Le prix d’une action est certainement le dernier aspect que nous regardons quand nous décidons d’investir ou non dans une entreprise. Nous n’achetons jamais une action uniquement parce qu’elle semble bon marché.
Bien sûr, il peut arriver, après que nous avons déjà commencé à analyser une société – par exemple, parce que nous jugeons son modèle d’affaires ou ses perspectives comme intéressantes – que sa valeur boursière chute entretemps, rendant ainsi le titre plus attrayant en comparaison de nos estimations concernant son rendement futur. Mais, encore une fois, nous n’achèterons jamais un titre uniquement parce que son cours a baissé, même si cette baisse a été excessive.
Un autre aspect incontournable du moment est la durabilité et la prise en compte des critères ESG. Comment intégrez-vous cette dimension dans votre approche d’investissement?
La durabilité fait partie intégrante de notre processus de sélection et d’analyse. Même avant que les critères ESG aient été autant mis en évidence qu’aujourd’hui, nous nous sommes assurés que les entreprises dans lesquelles nous investissons aient des pratiques durables. La durabilité est un aspect qui doit être pris en compte de manière globale – non pas en cochant des cases dans des questionnaires.

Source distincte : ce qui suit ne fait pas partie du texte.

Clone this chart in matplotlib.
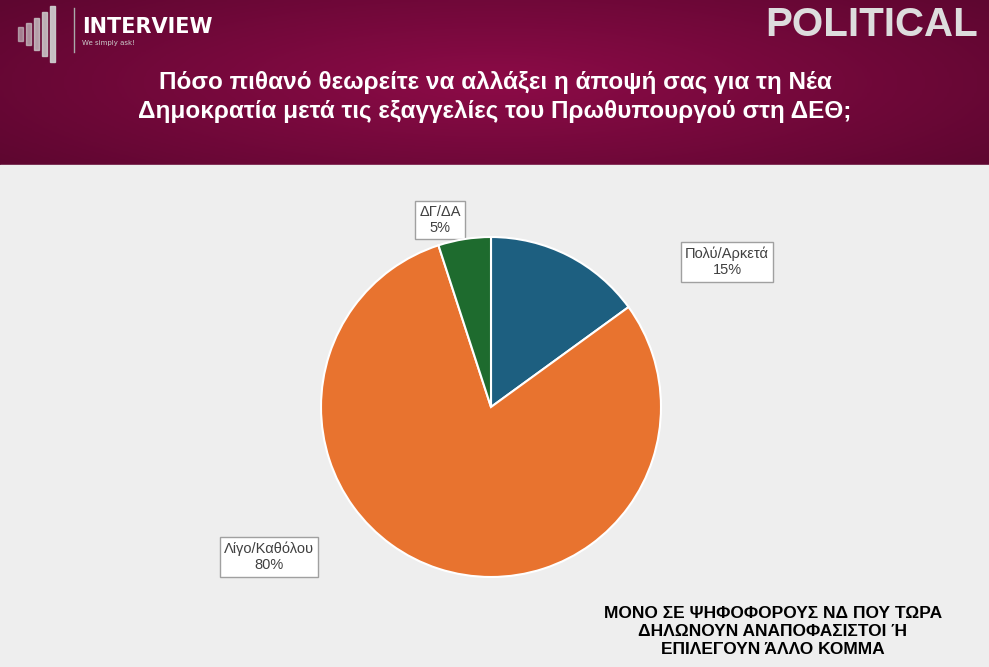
import numpy as np
import matplotlib.pyplot as plt
from matplotlib.colors import LinearSegmentedColormap

labels = ['Πολύ/Αρκετά', 'Λίγο/Καθόλου', 'ΔΓ/ΔΑ']
values = [15, 80, 5]
colors = ['#1d5f80', '#e8732f', '#1e6b2e']
label_pos = [(727, 262), (269, 557), (440, 220)]

title = 'Πόσο πιθανό θεωρείτε να αλλάξει η άποψή σας για τη Νέα\nΔημοκρατία μετά τις εξαγγελίες του Πρωθυπουργού στη ΔΕΘ;'
note = 'ΜΟΝΟ ΣΕ ΨΗΦΟΦΟΡΟΥΣ ΝΔ ΠΟΥ ΤΩΡΑ\nΔΗΛΩΝΟΥΝ ΑΝΑΠΟΦΑΣΙΣΤΟΙ Ή\nΕΠΙΛΕΓΟΥΝ ΆΛΛΟ ΚΟΜΜΑ'

W, H = 989, 667
fig = plt.figure(figsize=(W / 100, H / 100), dpi=100)

# background
bg = fig.add_axes([0, 0, 1, 1])
bg.set_xlim(0, W)
bg.set_ylim(H, 0)
bg.axis('off')
bg.add_patch(plt.Rectangle((0, 165), W, H - 165, color='#eeeeee'))
xx = np.linspace(-1, 1, 400)
yy = np.linspace(-1, 1, 80)
X, Y = np.meshgrid(xx, yy)
grad = 1 - np.clip(np.sqrt((X * 0.8) ** 2 + (Y * 0.6) ** 2), 0, 1)
cmap = LinearSegmentedColormap.from_list('m', ['#5e0630', '#8c0b47'])
bg.imshow(grad, cmap=cmap, extent=(0, W, 165, 0), aspect='auto')

# logo
for i, (h, x) in enumerate(zip([14, 22, 32, 44, 56], [18, 26, 34, 42, 50])):
    bg.add_patch(plt.Rectangle((x, 28 - h / 2 + 6), 5, h, color='#cfcfcf', alpha=0.6 + i * 0.08))
bg.plot([74, 74], [8, 52], color='#aaaaaa', lw=1)
bg.text(82, 27, 'INTERVIEW', color='white', fontsize=15, fontweight='bold', va='center')
bg.text(82, 43, 'We simply ask!', color='#cccccc', fontsize=5, va='center')
bg.text(978, 25, 'POLITICAL', color='#dddddd', fontsize=29, fontweight='bold',
        ha='right', va='center', family='Liberation Sans')

bg.text(495, 97, title, color='white', fontsize=17.5, fontweight='bold',
        ha='center', va='center', family='Liberation Sans', linespacing=1.3)
bg.text(773, 632, note, color='black', fontsize=12.5, fontweight='bold',
        ha='center', va='center', family='Liberation Sans', linespacing=1.25)

# pie
cx, cy, r = 491, 407, 170
ax = fig.add_axes([(cx - r) / W, (H - cy - r) / H, 2 * r / W, 2 * r / H])
ax.pie(values, colors=colors, startangle=90, counterclock=False, radius=1,
       wedgeprops=dict(edgecolor='white', linewidth=1.5))
ax.set_xlim(-1, 1)
ax.set_ylim(-1, 1)
ax.set_aspect('equal')

for lab, v, (px, py) in zip(labels, values, label_pos):
    bg.text(px, py, f'{lab}\n{v}%', ha='center', va='center', fontsize=10.5,
            color='#404040', family='Liberation Sans', linespacing=1.2,
            bbox=dict(boxstyle='square,pad=0.3', fc='white', ec='#a0a0a0', lw=1))

fig.savefig('out.png', dpi=100)
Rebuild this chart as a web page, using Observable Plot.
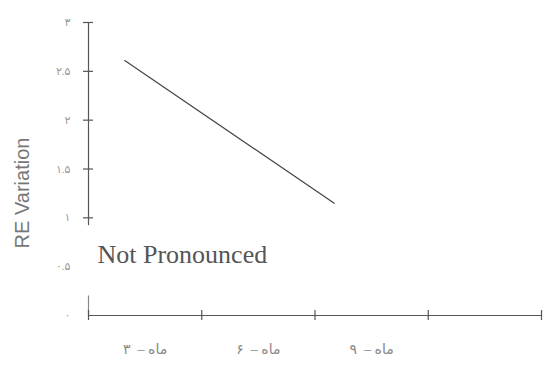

Aujourd’hui, à l’approche de chaque saison des résultats, il y a des investisseurs qui veulent s’assurer que les droits de vote soient correctement exercés lors des assemblées générales, en vérifiant que les critères de gouvernance d’entreprises soient bien pris en compte. De mon point de vue, si je pense que la qualité de la gouvernance d’une entreprise n’est pas suffisante, alors je préfère tout simplement ne pas investir dans cette société-là. Si vous n’êtes pas sûr que les pratiques d'une entreprise soient correctes, n’achetez tout simplement pas les titres de cette entreprise! Plutôt que de tenir compte des seuls critères ESG, nous utilisons une approche d’analyse plus large appelée PESTEL, qui tient compte de critères à la fois politiques, économiques, sociétaux, technologiques, environnementaux et légaux.